Vanessa Johnson-Brandon feels and looks great today. She is thriving, enjoying her life with family and friends. Only a few months back things were totally different. Vanessa was a colon cancer patient who received chemotherapy for over 2 years.
She went to two different hospitals (including the Cancer Treatment Center of America) in the hope of recovery. She had to fly all the way from Baltimore to Chicago every two weeks for treatment but there were no signs of improvement. The state doctors told her there was little possibility for improvement and she should try other therapeutic options currently under investigation.
The news shook her. She wanted to become healthy again, live more, and enjoy the company of her grandsons. She could easily have been overwhelmed when she found out about her situation but she remained positive.
Vanessa was informed about ongoing research in immunotherapy and her option to become part of a clinical trial. So, she decided to enroll in the groundbreaking clinical trial to treat her cancer. It was an intelligent and brave decision. She applied at various centers and luckily John Hopkins Research Center replied to her call.

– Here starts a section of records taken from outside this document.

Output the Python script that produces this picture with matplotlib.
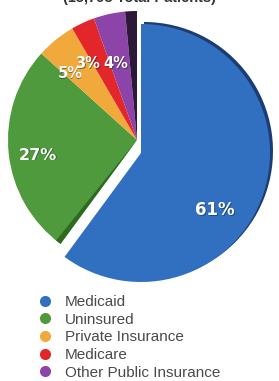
import matplotlib
matplotlib.use("Agg")
from matplotlib import pyplot as plt
from matplotlib.lines import Line2D
from matplotlib.patches import Wedge

# data
categories = ["Medicaid", "Uninsured", "Private Insurance", "Medicare", "Other Public Insurance"]
shares = [61, 27, 5, 3, 4]
labels = ["61%", "27%", "5%", "3%", "4%"]
colors = ["#3170c0", "#4f9a3c", "#f2a93b", "#e2262a", "#8d44a8"]
side_share = 1.5          # dark side face of the pulled-out wedge
title = "(15,798 Total Patients)"

fig = plt.figure(figsize=(2.79, 3.81), dpi=100)

# pie area in pixel units (top 290 px of the figure), y measured upward
ax = fig.add_axes([0, 1 - 290 / 381, 1, 290 / 381])

vals = shares + [side_share]
cols = colors + ["#2d1838"]
cx, cy, r = 137, 150, 129
wedges, _ = ax.pie(vals, colors=cols, startangle=90, counterclock=False,
                   center=(cx, cy), radius=r,
                   wedgeprops=dict(linewidth=0))

# pull the Medicaid wedge down/right like in the original
blue = wedges[0]
bx, by = cx + 4, cy - 13
blue.set_center((bx, by))
# dark rim behind it
rim = Wedge((bx + 3, by + 2), r, blue.theta1, blue.theta2,
            facecolor="#1c3d73", linewidth=0, zorder=blue.get_zorder() - 0.5)
ax.add_patch(rim)
# dark shade along the green cut edge
g = wedges[1]
shade = Wedge((cx, cy), r, g.theta2 - 2.5, g.theta2, facecolor="#2f6a22",
              linewidth=0, zorder=g.get_zorder() + 0.1)
ax.add_patch(shade)

ax.set_xlim(0, 279)
ax.set_ylim(0, 290)
ax.set_aspect("equal")
ax.axis("off")

# labels
pos = [(215, 80), (38, 135), (70, 216), (88, 226), (116, 226)]
sizes = [12, 11.5, 10.5, 10.5, 10.5]
for (x, y), t, s in zip(pos, labels, sizes):
    ax.text(x + 0.8, y - 0.8, t, color="#1a2a1a", alpha=0.5, fontsize=s,
            fontweight="bold", ha="center", va="center")
    ax.text(x, y, t, color="white", fontsize=s, fontweight="bold",
            ha="center", va="center")

fig.text(0.5, 1.005, title, ha="center", va="center", fontsize=10.5,
         fontweight="bold", color="#333333", family="Liberation Sans")

# legend
handles = [Line2D([0], [0], marker="o", color="none", markerfacecolor=c,
                  markeredgecolor="none", markersize=8) for c in colors]
fig.legend(handles, categories, loc="upper left", bbox_to_anchor=(0.135, 0.226),
           frameon=False, prop=dict(family="Liberation Sans", size=11),
           handletextpad=0.8, labelspacing=0.24, handlelength=1.0,
           borderpad=0, borderaxespad=0, labelcolor="#4a4a4a")

fig.savefig("out.png", dpi=100)
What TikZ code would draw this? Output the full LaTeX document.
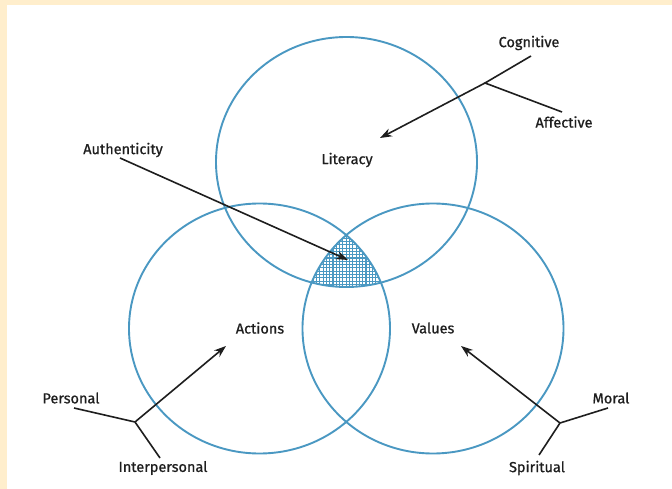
\documentclass[tikz,border=0pt]{standalone}
\usepackage{fontspec}
\setmainfont{Fira Sans}
\newfontfamily\tagfont{Fira Sans}[FakeBold=0.8]
\usetikzlibrary{arrows.meta}
\definecolor{ring}{RGB}{74,152,194}
\definecolor{paper}{RGB}{255,238,204}
\definecolor{ink}{RGB}{30,30,30}

\begin{document}
\begin{tikzpicture}[x=1pt,y=-1pt,
  ring/.style={draw=ring,line width=1.9pt},
  oval/.style={x radius=130.5pt,y radius=125pt},
  branch/.style={draw=ink,line width=1.6pt},
  pointer/.style={branch,-{Stealth[length=12pt,width=8.5pt]}},
  lbl/.style={inner sep=1pt,text=ink,font=\tagfont\fontsize{14.5}{17}\selectfont}]
  \useasboundingbox (0,0) rectangle (672,489);
  \fill[paper] (0,0) rectangle (672,489);
  \fill[white] (7,5) rectangle (672,489);
  % centres of the three sets
  \coordinate (lit) at (346.5,162);
  \coordinate (act) at (259.5,328.5);
  \coordinate (val) at (433,328.5);
  % overlap of all three, cross hatched
  \begin{scope}
    \clip (lit) ellipse[oval];
    \clip (act) ellipse[oval];
    \clip (val) ellipse[oval];
    \foreach \t in {0,3.3,...,90} {
      \draw[ring,line width=1.1pt] (300+\t,225)--++(0,70);
      \draw[ring,line width=1.1pt] (300,225+\t)--++(90,0);
    }
  \end{scope}
  \draw[ring] (lit) ellipse[oval];
  \draw[ring] (act) ellipse[oval];
  \draw[ring] (val) ellipse[oval];
  % labels
  \node[lbl] (literacy) at (347,160) {Literacy};
  \node[lbl] (actions) at (260,328) {Actions};
  \node[lbl] (values) at (433,328) {Values};
  \node[lbl] (authenticity) at (123,150) {Authenticity};
  \node[lbl] (cognitive) at (529,43) {Cognitive};
  \node[lbl] (affective) at (564,122) {Affective};
  \node[lbl] (personal) at (71,398) {Personal};
  \node[lbl] (interpersonal) at (163,468) {Interpersonal};
  \node[lbl] (moral) at (611,398) {Moral};
  \node[lbl] (spiritual) at (537,468) {Spiritual};
  % forks and arrow tips
  \coordinate (litfork) at (485,83);
  \coordinate (cogend) at (531,56);
  \coordinate (affend) at (562,112);
  \coordinate (littip) at (380,138);
  \coordinate (authend) at (120,158);
  \coordinate (authtip) at (348,260);
  \coordinate (actfork) at (135,422);
  \coordinate (perend) at (74,408);
  \coordinate (intend) at (160,458);
  \coordinate (acttip) at (226,346);
  \coordinate (valfork) at (560,423);
  \coordinate (morend) at (608,408);
  \coordinate (spiend) at (539,455);
  \coordinate (valtip) at (461,346);
  \draw[branch] (cogend)--(litfork)--(affend);
  \draw[pointer] (litfork)--(littip);
  \draw[pointer] (authend)--(authtip);
  \draw[branch] (perend)--(actfork)--(intend);
  \draw[pointer] (actfork)--(acttip);
  \draw[branch] (morend)--(valfork)--(spiend);
  \draw[pointer] (valfork)--(valtip);
\end{tikzpicture}
\end{document}
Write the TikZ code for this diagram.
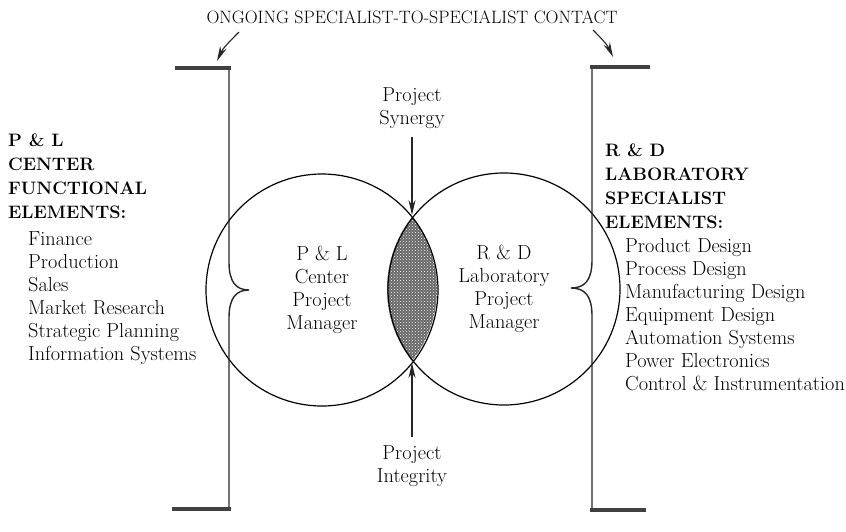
\documentclass[tikz,border=0pt]{standalone}
\usepackage{fontspec}
\usepackage{tikz}
\usetikzlibrary{arrows.meta,patterns}

\begin{document}
\begin{tikzpicture}[x=1pt,y=-1pt,
 txt/.style={font=\fontsize{20.3}{23}\selectfont,inner sep=0pt,align=center},
 ls/.style={font=\fontsize{20.3}{23}\selectfont,inner sep=0pt,align=left,anchor=north west},
 hd/.style={font=\fontsize{18}{23.8}\selectfont\bfseries,inner sep=0pt,align=left,anchor=north west},
 mgr/.style={circle,draw,line width=1.2pt,minimum size=232pt,inner sep=0pt,align=center,font=\fontsize{20.3}{23}\selectfont},
 ar/.style={-{Stealth[length=15pt,width=7pt]},line width=1.3pt,black!85},
 br/.style={line width=1.4pt,black!85},
 endbar/.style={line width=4.5pt,black!75}]
\useasboundingbox (0,0) rectangle (846,531);
\node[inner sep=0pt,font=\fontsize{17.9}{20}\selectfont] (contact) at (412,17) {ONGOING SPECIALIST-TO-SPECIALIST CONTACT};
\coordinate (la) at (239,32);
\coordinate (lb) at (217,61);
\coordinate (ra) at (593,30);
\coordinate (rb) at (613,57);
\draw[ar,line width=1.1pt] (la) to[out=225,in=65] (lb);
\draw[ar,line width=1.1pt] (ra) to[out=-45,in=115] (rb);

\begin{scope}
\clip (321,289) circle (116pt);
\fill[black!60] (503,289) circle (116pt);
\fill[pattern=crosshatch dots,pattern color=white] (503,289) circle (116pt);
\end{scope}
\node[mgr] (pl) at (322,290) {P \& L\\Center\\Project\\Manager};
\node[mgr] (rd) at (504,289) {R \& D\\Laboratory\\Project\\Manager};
\coordinate (top) at (412,216);
\coordinate (bot) at (412,362);

\node[txt] (syn) at (412,108) {Project\\Synergy};
\node[txt] (integ) at (412,466) {Project\\Integrity};
\draw[ar,shorten <=8pt,shorten >=1pt] (syn) -- (top);
\draw[ar,shorten <=8pt,shorten >=1pt] (integ) -- (bot);

\draw[br] (229,68) -- (229,262) .. controls (229,282) and (236,290) .. (249,290) .. controls (236,290) and (229,298) .. (229,318) -- (229,509);
\draw[endbar] (175,68) -- (231,68);
\draw[endbar] (172,509) -- (231,509);
\draw[br] (592,67) -- (592,260) .. controls (592,280) and (585,288) .. (571,288) .. controls (585,288) and (592,296) .. (592,316) -- (592,510);
\draw[endbar] (590,67) -- (650,67);
\draw[endbar] (590,510) -- (646,510);

\node[hd] (plhead) at (8,134) {P \& L\\CENTER\\FUNCTIONAL\\ELEMENTS:};
\node[ls] (pllist) at (28,231) {Finance\\Production\\Sales\\Market Research\\Strategic Planning\\Information Systems};
\node[hd] (rdhead) at (605,144) {R \& D\\LABORATORY\\SPECIALIST\\ELEMENTS:};
\node[ls] (rdlist) at (625,238) {Product Design\\Process Design\\Manufacturing Design\\Equipment Design\\Automation Systems\\Power Electronics\\Control \& Instrumentation};
\end{tikzpicture}
\end{document}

She believes that if you have decided to run a race with complete devotion, you are already a winner. These are the words from a woman who has endured these words in reality. Becoming part of the clinical trial was like running a marathon for her that she ended up winning with a 66% improvement in her cancer.
Today she credits John Hopkins Research Center for saving her life. She is also thankful for the sources that money came from. She added by saying that the doctors, nurses, and the whole staff were very nice to her.
She also has the privilege to be part of the drug trial that has now become an approved treatment method for colon cancer patients like her. Those clinical trials not only improved her wellbeing but are going to help many more in the future. Now, Vanessa is calling out people to get involved, participate in fundraising campaigns, and contribute towards clinical trials carried out for the greater humanitarian wellbeing.